_Extracted material_
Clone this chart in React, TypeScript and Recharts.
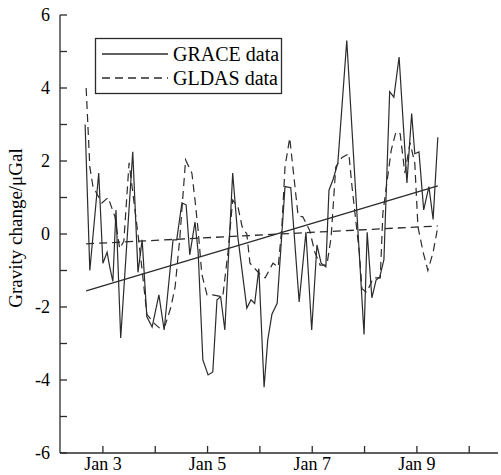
import React from 'react';
import { ComposedChart, Line, XAxis, YAxis } from 'recharts';

// time in decimal years, values in µGal
const graceTimes = [
  2002.66, 2002.75, 2002.92, 2003.0, 2003.08, 2003.13, 2003.19, 2003.25, 2003.34, 2003.57,
  2003.67, 2003.75, 2003.84, 2003.94, 2004.07, 2004.17, 2004.34, 2004.41, 2004.51, 2004.59,
  2004.66, 2004.76, 2004.82, 2004.91, 2005.01, 2005.1, 2005.18, 2005.25, 2005.33, 2005.48,
  2005.58, 2005.75, 2005.83, 2005.9, 2005.98, 2006.08, 2006.15, 2006.23, 2006.33, 2006.48,
  2006.59, 2006.75, 2006.88, 2006.99, 2007.09, 2007.17, 2007.26, 2007.32, 2007.4, 2007.49,
  2007.66, 2007.99, 2008.05, 2008.14, 2008.22, 2008.29, 2008.37, 2008.48, 2008.56, 2008.66,
  2008.81, 2008.9, 2008.96, 2009.04, 2009.13, 2009.23, 2009.31, 2009.4,
];
const graceValues = [
  3.0, -1.0, 1.67, -0.8, -0.5, -0.9, -1.3, 0.66, -2.85, 2.25,
  -1.05, -0.16, -2.27, -2.55, -1.67, -2.63, -0.16, -0.16, 0.85, 0.8,
  -0.57, 0.33, -0.5, -3.45, -3.86, -3.78, -1.8, -1.72, -2.63, 1.67,
  -0.1, -2.03, -1.8, -1.9, -0.95, -4.2, -2.9, -2.2, -1.9, 1.3,
  1.27, -1.86, 0.05, -2.63, -0.3, -0.8, -0.9, 1.2, 1.5, 1.95,
  5.3, -2.75, 0.05, -1.75, -1.26, -1.18, -0.7, 3.9, 3.75, 4.85,
  1.4, 3.3, 2.2, 2.25, 0.66, 1.3, 0.4, 2.65,
];

const gldasTimes = [
  2002.68, 2002.75, 2002.81, 2002.98, 2003.1, 2003.23, 2003.32, 2003.4, 2003.5, 2003.67,
  2003.75, 2003.84, 2003.98, 2004.1, 2004.19, 2004.3, 2004.38, 2004.47, 2004.58, 2004.7,
  2004.76, 2004.82, 2004.89, 2004.99, 2005.1, 2005.29, 2005.39, 2005.48, 2005.58, 2005.66,
  2005.75, 2005.81, 2006.0, 2006.1, 2006.25, 2006.35, 2006.42, 2006.48, 2006.57, 2006.67,
  2006.73, 2006.82, 2006.95, 2007.05, 2007.15, 2007.28, 2007.36, 2007.45, 2007.57, 2007.7,
  2007.76, 2007.9, 2007.95, 2008.04, 2008.17, 2008.3, 2008.35, 2008.51, 2008.6, 2008.68,
  2008.77, 2008.87, 2008.96, 2009.02, 2009.12, 2009.21, 2009.31, 2009.4,
];
const gldasValues = [
  4.0, 1.84, 1.3, 0.85, 1.0, 0.47, -0.4, -0.2, 1.95, 0.0,
  -1.0, -2.2, -2.45, -2.6, -2.5, -2.0, -1.45, -0.1, 2.03, 1.67,
  0.93, 0.1, -1.1, -1.67, -1.67, -1.72, -0.5, 0.93, 0.75, 0.2,
  0.0, -0.8, -1.1, -1.2, -0.8, -0.9, 0.2, 1.84, 2.63, 1.3,
  0.5, 0.47, 0.1, -0.5, -0.85, -0.85, -0.1, 1.84, 2.1, 2.2,
  1.3, -0.5, -1.5, -1.6, -1.2, -1.2, 0.57, 2.3, 2.8, 2.75,
  1.67, 2.5, 1.94, 0.2, -0.5, -1.0, -0.5, 0.2,
];

const trendTimes = [2002.68, 2009.4];
const graceTrend = [-1.56, 1.32];
const gldasTrend = [-0.27, 0.22];

const xTicks = [2003, 2004, 2005, 2006, 2007, 2008, 2009, 2010];
const xTickLabels = ['Jan 3', '', 'Jan 5', '', 'Jan 7', '', 'Jan 9', ''];
const yTicks = [-6, -5, -4, -3, -2, -1, 0, 1, 2, 3, 4, 5, 6];
const yTickLabels = ['-6', '', '-4', '', '-2', '', '0', '', '2', '', '4', '', '6'];
const seriesNames = ['GRACE data', 'GLDAS data'];
const yTitle = 'Gravity change/\u03bcGal';

const toPoints = (ts: number[], vs: number[]) => ts.map((t, i) => ({ t, v: vs[i] }));

const grace = toPoints(graceTimes, graceValues);
const gldas = toPoints(gldasTimes, gldasValues);
const graceFit = toPoints(trendTimes, graceTrend);
const gldasFit = toPoints(trendTimes, gldasTrend);

const ink = '#2b2b2b';
const font = 'Liberation Serif, Times New Roman, serif';
const axisStyle = { stroke: ink, strokeWidth: 1.3 };
const tickFont = { fill: '#000', fontSize: 18, fontFamily: font };
const xDomain = [2002.18, 2010.55];

export default function App() {
  return (
    <div style={{ position: 'absolute', left: 0, top: 0, width: 501, height: 475, background: '#fff' }}>
      <ComposedChart width={501} height={475} margin={{ top: 15, right: 3, bottom: 0, left: 0 }}>
        <XAxis
          xAxisId="b"
          dataKey="t"
          type="number"
          orientation="bottom"
          domain={xDomain}
          allowDataOverflow
          ticks={xTicks}
          interval={0}
          height={22}
          tickSize={-7}
          tickMargin={11}
          tickFormatter={(v: number) => xTickLabels[xTicks.indexOf(v)] ?? ''}
          tick={tickFont}
          axisLine={axisStyle}
          tickLine={axisStyle}
        />
        <XAxis
          xAxisId="t"
          dataKey="t"
          type="number"
          orientation="top"
          domain={xDomain}
          allowDataOverflow
          ticks={xTicks}
          interval={0}
          height={0}
          tickSize={-7}
          tick={false}
          axisLine={axisStyle}
          tickLine={axisStyle}
        />
        <YAxis
          yAxisId="l"
          type="number"
          domain={[-6, 6]}
          allowDataOverflow
          ticks={yTicks}
          interval={0}
          width={60}
          tickSize={-7}
          tickMargin={17}
          tickFormatter={(v: number) => yTickLabels[yTicks.indexOf(v)] ?? ''}
          tick={tickFont}
          axisLine={axisStyle}
          tickLine={axisStyle}
        />
        <YAxis
          yAxisId="r"
          type="number"
          orientation="right"
          domain={[-6, 6]}
          allowDataOverflow
          ticks={yTicks}
          interval={0}
          width={0}
          tickSize={-7}
          tick={false}
          axisLine={axisStyle}
          tickLine={axisStyle}
        />
        <Line xAxisId="b" yAxisId="l" data={gldasFit} dataKey="v" type="linear" stroke={ink} strokeWidth={1.3} strokeDasharray="8 5" dot={false} isAnimationActive={false} />
        <Line xAxisId="b" yAxisId="l" data={graceFit} dataKey="v" type="linear" stroke={ink} strokeWidth={1.3} dot={false} isAnimationActive={false} />
        <Line xAxisId="b" yAxisId="l" data={gldas} dataKey="v" type="linear" stroke={ink} strokeWidth={1.2} strokeDasharray="8 5" dot={false} isAnimationActive={false} />
        <Line xAxisId="b" yAxisId="l" data={grace} dataKey="v" type="linear" stroke={ink} strokeWidth={1.2} dot={false} isAnimationActive={false} />
      </ComposedChart>
      <svg width={501} height={475} style={{ position: 'absolute', left: 0, top: 0, pointerEvents: 'none' }}>
        <text
          x={22}
          y={228}
          transform="rotate(-90 22 228)"
          textAnchor="middle"
          fontFamily={font}
          fontSize={19}
          fill="#000"
        >
          {yTitle}
        </text>
        <rect x={95.5} y={38.5} width={186} height={55} fill="#fff" stroke={ink} strokeWidth={1.3} />
        <line x1={102} x2={168} y1={54} y2={54} stroke={ink} strokeWidth={1.3} />
        <text x={173} y={61} fontFamily={font} fontSize={20} fill="#000">{seriesNames[0]}</text>
        <line x1={102} x2={168} y1={78} y2={78} stroke={ink} strokeWidth={1.3} strokeDasharray="8 5" />
        <text x={173} y={85} fontFamily={font} fontSize={20} fill="#000">{seriesNames[1]}</text>
      </svg>
    </div>
  );
}
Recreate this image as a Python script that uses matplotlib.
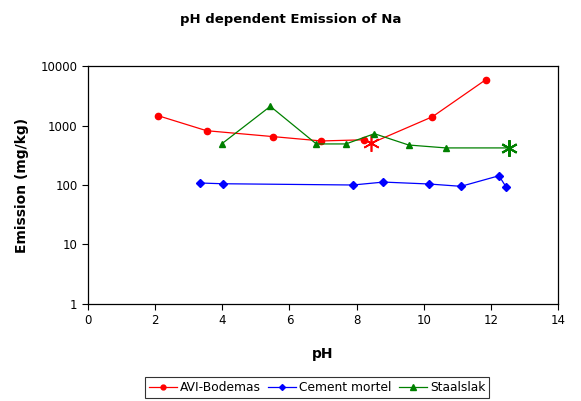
import matplotlib.pyplot as plt

# pH vs emission (mg/kg) per material
avi_ph = [2.09, 3.53, 5.52, 6.95, 8.22, 10.26, 11.85]
avi_em = [1460, 818, 650, 550, 575, 1405, 5900]
avi_star = (8.42, 500)

cem_ph = [3.34, 4.01, 7.89, 8.80, 10.15, 11.11, 12.24, 12.45]
cem_em = [108, 105, 100, 112, 104, 95, 143, 93]

sta_ph = [3.98, 5.43, 6.80, 7.68, 8.53, 9.55, 10.66]
sta_em = [490, 2100, 490, 490, 728, 470, 420]
sta_star = (12.55, 420)

fig = plt.figure(figsize=(5.81, 4.01), dpi=100)
ax = fig.add_axes([0.1515, 0.2419, 0.809, 0.5935])

# red line runs through the star point between 8.2 and 10.3
red_x = avi_ph[:5] + [avi_star[0]] + avi_ph[5:]
red_y = avi_em[:5] + [avi_star[1]] + avi_em[5:]
ax.plot(red_x, red_y, color="red", lw=0.9)
ax.plot(avi_ph, avi_em, "o", color="red", ms=4.5)
ax.plot(*avi_star, marker=(6, 2, 0), color="red", ms=12, mew=1.2)

ax.plot(cem_ph, cem_em, color="blue", lw=0.9, marker="D", ms=4)

ax.plot(sta_ph + [sta_star[0]], sta_em + [sta_star[1]], color="green", lw=0.9)
ax.plot(sta_ph, sta_em, "^", color="green", ms=5)
ax.plot(*sta_star, marker=(6, 2, 0), color="green", ms=12, mew=1.5)

ax.set_yscale("log")
ax.set_ylim(1, 10000)
ax.set_xlim(0, 14)
ax.set_xticks(range(0, 15, 2))
ax.set_yticks([1, 10, 100, 1000, 10000])
ax.set_yticklabels(["1", "10", "100", "1000", "10000"])
ax.minorticks_off()
ax.tick_params(labelsize=8.5, length=4, width=0.8)
for s in ax.spines.values():
    s.set_linewidth(0.9)

ax.set_xlabel("pH", fontsize=10, fontweight="bold", labelpad=14)
ax.set_ylabel("Emission (mg/kg)", fontsize=10, fontweight="bold", labelpad=8)
fig.text(0.5, 0.952, "pH dependent Emission of Na", ha="center", va="center",
         fontsize=9.5, fontweight="bold")

handles = [
    plt.Line2D([], [], color="red", marker="o", ms=3.5, lw=0.9),
    plt.Line2D([], [], color="blue", marker="D", ms=3, lw=0.9),
    plt.Line2D([], [], color="green", marker="^", ms=4, lw=0.9),
]
leg = fig.legend(handles, ["AVI-Bodemas", "Cement mortel", "Staalslak"],
                 loc="center", bbox_to_anchor=(0.546, 0.034), ncol=3,
                 fontsize=8.8, frameon=True, fancybox=False, handlelength=2.3,
                 borderpad=0.3, columnspacing=0.6, handletextpad=0.25,
                 borderaxespad=0)
leg.get_frame().set_edgecolor("black")
leg.get_frame().set_linewidth(0.8)

fig.savefig("out.png", dpi=100)
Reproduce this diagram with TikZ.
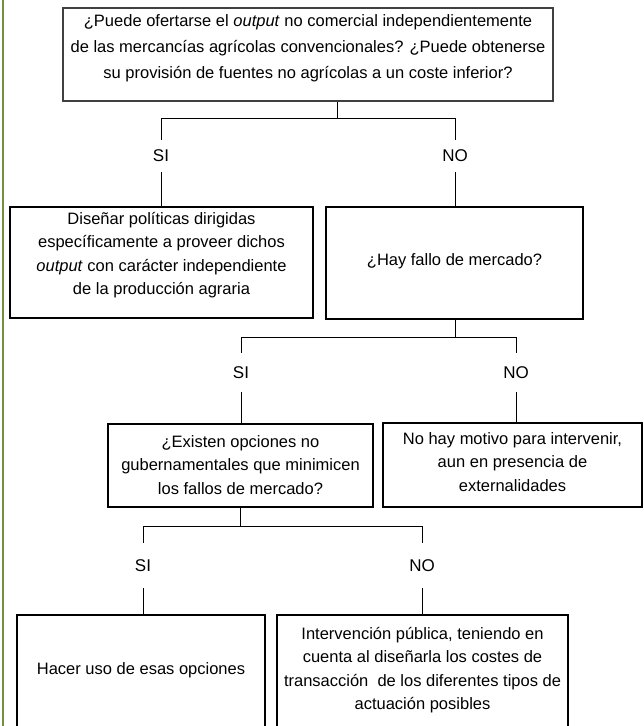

_Given request_
Reproduce, word for word, every line from the start of the records down to and including the line with "Line, XAxis, YAxis"; skip the pictures.

_Result_
Clone this chart in React, TypeScript and Recharts.
import React from 'react';
import { ComposedChart, Line, XAxis, YAxis } from 'recharts';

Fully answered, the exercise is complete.